Full disclosure: I have no dog in the 2008 Presidential brouhaha, am unlikely to develop a dog in the immediate future, and frankly, share a sentiment with a commenter/diarist whose handle rhymes with MeveFellBay, to-wit: None of the above. Part of this is because I have a hard time getting enthusiastic about political campaigns (yes, a great guy indeed to have a Director of RedState); part of it is because, with or without Fred! I'm underwhelmed by the current candidate pool, which ranges from a liberal New Yorker to a nativist to a crazy libertarian to some guy named Cox, with not a lot of improvement or fall in between; and part because, as I've said so many damned times, we are taking our eye off the ball of Congress, the State elections, and 2007, and royally hurting ourselves in the process.

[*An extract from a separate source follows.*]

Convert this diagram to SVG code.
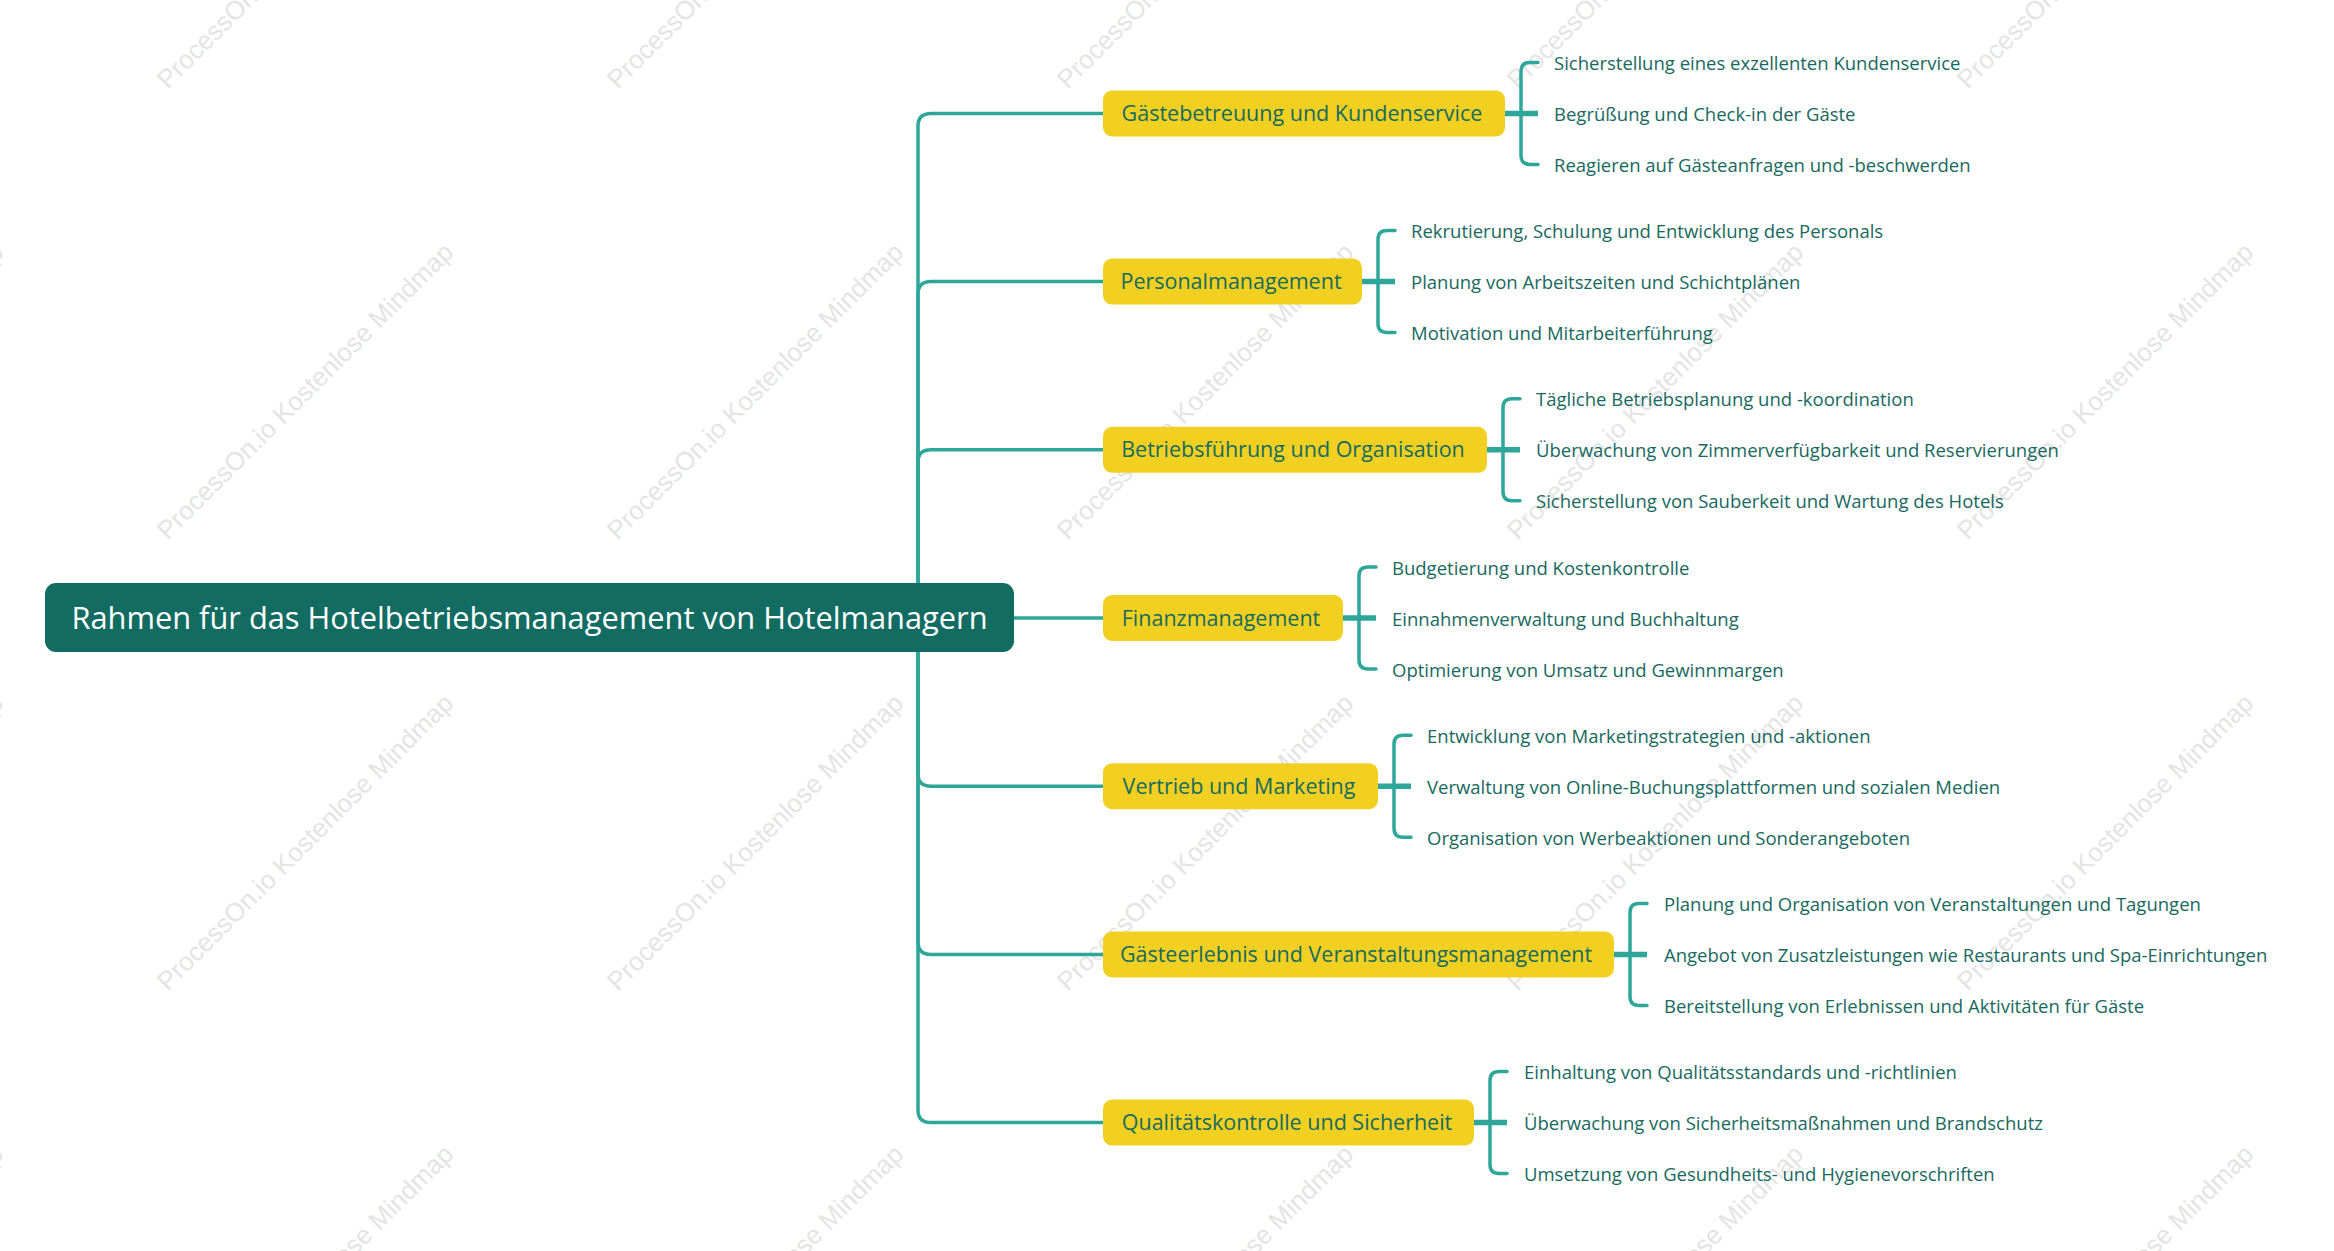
<svg xmlns="http://www.w3.org/2000/svg" width="2334" height="1251" viewBox="0 0 2334 1251">
<style>
.wm{font-family:"Liberation Sans",Arial,sans-serif;font-size:26px;fill:#e4e4e4;text-anchor:middle;dominant-baseline:central}
.root rect{fill:#136c62}
.root text{font-family:"Open Sans","Noto Sans",sans-serif;font-size:30.8px;fill:#ffffff;text-anchor:middle;dominant-baseline:central}
.br rect{fill:#f2d022}
.br text{font-family:"Open Sans","Noto Sans",sans-serif;font-size:21.5px;fill:#156b5e;text-anchor:middle;dominant-baseline:central}
.leaf{font-family:"Open Sans","Noto Sans",sans-serif;font-size:18.5px;fill:#17695e;dominant-baseline:central}
.ln{fill:none;stroke:#2fa69a;stroke-width:3.5;stroke-linecap:round}
.lk{fill:none;stroke:#2fa69a;stroke-width:5.5}
</style>
<rect width="2334" height="1251" fill="#ffffff"/>
<g id="watermarks">
<text class="wm" transform="translate(-145,-60) rotate(-45)">ProcessOn.io Kostenlose Mindmap</text>
<text class="wm" transform="translate(305,-60) rotate(-45)">ProcessOn.io Kostenlose Mindmap</text>
<text class="wm" transform="translate(755,-60) rotate(-45)">ProcessOn.io Kostenlose Mindmap</text>
<text class="wm" transform="translate(1205,-60) rotate(-45)">ProcessOn.io Kostenlose Mindmap</text>
<text class="wm" transform="translate(1655,-60) rotate(-45)">ProcessOn.io Kostenlose Mindmap</text>
<text class="wm" transform="translate(2105,-60) rotate(-45)">ProcessOn.io Kostenlose Mindmap</text>
<text class="wm" transform="translate(-145,391) rotate(-45)">ProcessOn.io Kostenlose Mindmap</text>
<text class="wm" transform="translate(305,391) rotate(-45)">ProcessOn.io Kostenlose Mindmap</text>
<text class="wm" transform="translate(755,391) rotate(-45)">ProcessOn.io Kostenlose Mindmap</text>
<text class="wm" transform="translate(1205,391) rotate(-45)">ProcessOn.io Kostenlose Mindmap</text>
<text class="wm" transform="translate(1655,391) rotate(-45)">ProcessOn.io Kostenlose Mindmap</text>
<text class="wm" transform="translate(2105,391) rotate(-45)">ProcessOn.io Kostenlose Mindmap</text>
<text class="wm" transform="translate(-145,842) rotate(-45)">ProcessOn.io Kostenlose Mindmap</text>
<text class="wm" transform="translate(305,842) rotate(-45)">ProcessOn.io Kostenlose Mindmap</text>
<text class="wm" transform="translate(755,842) rotate(-45)">ProcessOn.io Kostenlose Mindmap</text>
<text class="wm" transform="translate(1205,842) rotate(-45)">ProcessOn.io Kostenlose Mindmap</text>
<text class="wm" transform="translate(1655,842) rotate(-45)">ProcessOn.io Kostenlose Mindmap</text>
<text class="wm" transform="translate(2105,842) rotate(-45)">ProcessOn.io Kostenlose Mindmap</text>
<text class="wm" transform="translate(-145,1293) rotate(-45)">ProcessOn.io Kostenlose Mindmap</text>
<text class="wm" transform="translate(305,1293) rotate(-45)">ProcessOn.io Kostenlose Mindmap</text>
<text class="wm" transform="translate(755,1293) rotate(-45)">ProcessOn.io Kostenlose Mindmap</text>
<text class="wm" transform="translate(1205,1293) rotate(-45)">ProcessOn.io Kostenlose Mindmap</text>
<text class="wm" transform="translate(1655,1293) rotate(-45)">ProcessOn.io Kostenlose Mindmap</text>
<text class="wm" transform="translate(2105,1293) rotate(-45)">ProcessOn.io Kostenlose Mindmap</text>
</g>
<g id="connectors">
<path class="ln" d="M918 618 V126 Q918 113.4 931 113.4 H1103"/>
<path class="ln" d="M918 618 V294 Q918 281.6 931 281.6 H1103"/>
<path class="ln" d="M918 618 V462 Q918 449.8 931 449.8 H1103"/>
<path class="ln" d="M1010 618 H1103"/>
<path class="ln" d="M918 618 V774 Q918 786.2 931 786.2 H1103"/>
<path class="ln" d="M918 618 V942 Q918 954.4 931 954.4 H1103"/>
<path class="ln" d="M918 618 V1110 Q918 1122.6 931 1122.6 H1103"/>
<path class="lk" d="M1503 113.4 H1538"/>
<path class="ln" d="M1538 62.4 H1530 Q1521 62.4 1521 71.4 V155.4 Q1521 164.4 1530 164.4 H1538"/>
<path class="lk" d="M1360 281.6 H1395"/>
<path class="ln" d="M1395 230.6 H1387 Q1378 230.6 1378 239.6 V323.6 Q1378 332.6 1387 332.6 H1395"/>
<path class="lk" d="M1485 449.8 H1520"/>
<path class="ln" d="M1520 398.8 H1512 Q1503 398.8 1503 407.8 V491.8 Q1503 500.8 1512 500.8 H1520"/>
<path class="lk" d="M1341 618 H1376"/>
<path class="ln" d="M1376 567 H1368 Q1359 567 1359 576 V660 Q1359 669 1368 669 H1376"/>
<path class="lk" d="M1376 786.2 H1411"/>
<path class="ln" d="M1411 735.2 H1403 Q1394 735.2 1394 744.2 V828.2 Q1394 837.2 1403 837.2 H1411"/>
<path class="lk" d="M1612 954.4 H1647"/>
<path class="ln" d="M1647 903.4 H1639 Q1630 903.4 1630 912.4 V996.4 Q1630 1005.4 1639 1005.4 H1647"/>
<path class="lk" d="M1472 1122.6 H1507"/>
<path class="ln" d="M1507 1071.6 H1499 Q1490 1071.6 1490 1080.6 V1164.6 Q1490 1173.6 1499 1173.6 H1507"/>
</g>
<g id="root" class="root">
<rect x="45" y="583" width="969" height="69" rx="11"/>
<text x="529.5" y="617">Rahmen für das Hotelbetriebsmanagement von Hotelmanagern</text>
</g>
<g id="b1" class="br"><rect x="1103" y="90.4" width="402" height="46" rx="9"/><text x="1302" y="112.4">Gästebetreuung und Kundenservice</text></g>
<g id="b2" class="br"><rect x="1103" y="258.6" width="259" height="46" rx="9"/><text x="1231" y="280.6">Personalmanagement</text></g>
<g id="b3" class="br"><rect x="1103" y="426.8" width="384" height="46" rx="9"/><text x="1293" y="448.8">Betriebsführung und Organisation</text></g>
<g id="b4" class="br"><rect x="1103" y="595" width="240" height="46" rx="9"/><text x="1221" y="617">Finanzmanagement</text></g>
<g id="b5" class="br"><rect x="1103" y="763.2" width="275" height="46" rx="9"/><text x="1239" y="785.2">Vertrieb und Marketing</text></g>
<g id="b6" class="br"><rect x="1103" y="931.4" width="511" height="46" rx="9"/><text x="1356" y="953.4">Gästeerlebnis und Veranstaltungsmanagement</text></g>
<g id="b7" class="br"><rect x="1103" y="1099.6" width="371" height="46" rx="9"/><text x="1287" y="1121.6">Qualitätskontrolle und Sicherheit</text></g>
<g id="l1">
<text class="leaf" x="1554" y="62.4">Sicherstellung eines exzellenten Kundenservice</text>
<text class="leaf" x="1554" y="113.4">Begrüßung und Check-in der Gäste</text>
<text class="leaf" x="1554" y="164.4">Reagieren auf Gästeanfragen und -beschwerden</text>
</g>
<g id="l2">
<text class="leaf" x="1411" y="230.6">Rekrutierung, Schulung und Entwicklung des Personals</text>
<text class="leaf" x="1411" y="281.6">Planung von Arbeitszeiten und Schichtplänen</text>
<text class="leaf" x="1411" y="332.6">Motivation und Mitarbeiterführung</text>
</g>
<g id="l3">
<text class="leaf" x="1536" y="398.8">Tägliche Betriebsplanung und -koordination</text>
<text class="leaf" x="1536" y="449.8">Überwachung von Zimmerverfügbarkeit und Reservierungen</text>
<text class="leaf" x="1536" y="500.8">Sicherstellung von Sauberkeit und Wartung des Hotels</text>
</g>
<g id="l4">
<text class="leaf" x="1392" y="567">Budgetierung und Kostenkontrolle</text>
<text class="leaf" x="1392" y="618">Einnahmenverwaltung und Buchhaltung</text>
<text class="leaf" x="1392" y="669">Optimierung von Umsatz und Gewinnmargen</text>
</g>
<g id="l5">
<text class="leaf" x="1427" y="735.2">Entwicklung von Marketingstrategien und -aktionen</text>
<text class="leaf" x="1427" y="786.2">Verwaltung von Online-Buchungsplattformen und sozialen Medien</text>
<text class="leaf" x="1427" y="837.2">Organisation von Werbeaktionen und Sonderangeboten</text>
</g>
<g id="l6">
<text class="leaf" x="1664" y="903.4">Planung und Organisation von Veranstaltungen und Tagungen</text>
<text class="leaf" x="1664" y="954.4">Angebot von Zusatzleistungen wie Restaurants und Spa-Einrichtungen</text>
<text class="leaf" x="1664" y="1005.4">Bereitstellung von Erlebnissen und Aktivitäten für Gäste</text>
</g>
<g id="l7">
<text class="leaf" x="1524" y="1071.6">Einhaltung von Qualitätsstandards und -richtlinien</text>
<text class="leaf" x="1524" y="1122.6">Überwachung von Sicherheitsmaßnahmen und Brandschutz</text>
<text class="leaf" x="1524" y="1173.6">Umsetzung von Gesundheits- und Hygienevorschriften</text>
</g>
</svg>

Believe it or not, however, all of that was a digression. The point of this post was to say, for pretty much the only time in over a year, Mitt Romney blew my socks off (go to 9:30):


Now, the mandatory carping: I disagree with the old Mittster on a few things, not least of which being that if you're going to put faith in the public square -- an enterprise of which I'm an enthusiastic supporter -- you need to be prepared to discuss and defend it there. I'm fully aware of why Romney isn't interested in that conversation, but Catholics have had to do it for decades; I see no reason why this should be different. There's more, but it's just nit-picking.

With that said, Wow. If you could get him to drop the Ken-doll approach that he insists on adopting when the mike is on, I'd have been on this guy's team for a year now. That you can't concerns me in many of the same ways Al Gore concerned me, and the parallels are disturbing; but if this was how Mitt Romney was 24/7, I'd be a Romneybot too.